Pleeth expressed admiration for the high standards of Mubea’s products but said his company chose Fernhay for its safety features, robustness and high, 250kg cargo capacity. Fernhay was also able to offer rapid delivery of bikes, thanks to the large capacity of Temsa’s factories, he added. Fin expects to purchase about 500 quadracycles next year.
“They can ramp up production to thousands per month,” Pleeth said.
However, Fin’s experience also highlighted the sector’s reliability challenges.
Pleeth said his company had decided against buying Vok’s quadracycles partly because the company used non-standard parts that it had developed for itself, something Vok said it had been obliged to do to ensure they were sufficiently tough.

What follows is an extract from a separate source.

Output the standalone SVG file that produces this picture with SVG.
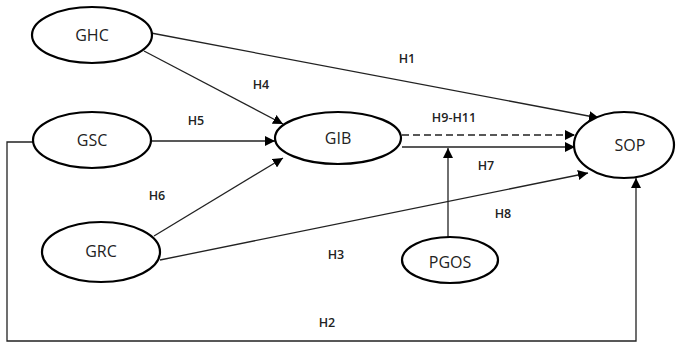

Fin returned its EAV machines, meanwhile, after suffering multiple broken wheels and chassis.
In Banbury, Temple accepted past poor reliability had cost EAV leadership in the sector. He said Mubea — part of a large, German automotive parts group — was now market leader. “I would say we’re an aggressive follower,” Temple said.
He insisted that a new, modified design, with alloy metal wheels and a stronger chassis, had addressed the difficulties, however. Temple, a former manager at UK sports car manufacturer Aston Martin, was brought in this year by Taiwan’s TPK, EAV’s largest shareholder, to address such issues.
“We’re applying automotive principles to make the product as efficient and robust as possible,” Temple added.
Heineke said reliability would shape the sector’s future. “The companies that are ultimately going to win . . . are those that can get a largely maintenance-free vehicle,” he said.
Yet both Pleeth and Temple expressed optimism the sector could grow fast.
Pleeth said his quadracycles could handle about 90 per cent of deliveries in London. “We’re not going to be delivering your new marble table or your couch,” Pleeth said. “But we are going to be delivering your cosmetics, your toilet paper and your flowers.”
Temple meanwhile said that EAV should in future be able to “flood” the market with reliable quadracycles.
“My aspiration is to remove as many large-capacity diesel vans as possible, replacing them with cargo bikes,” he said. “It’s better for everybody.”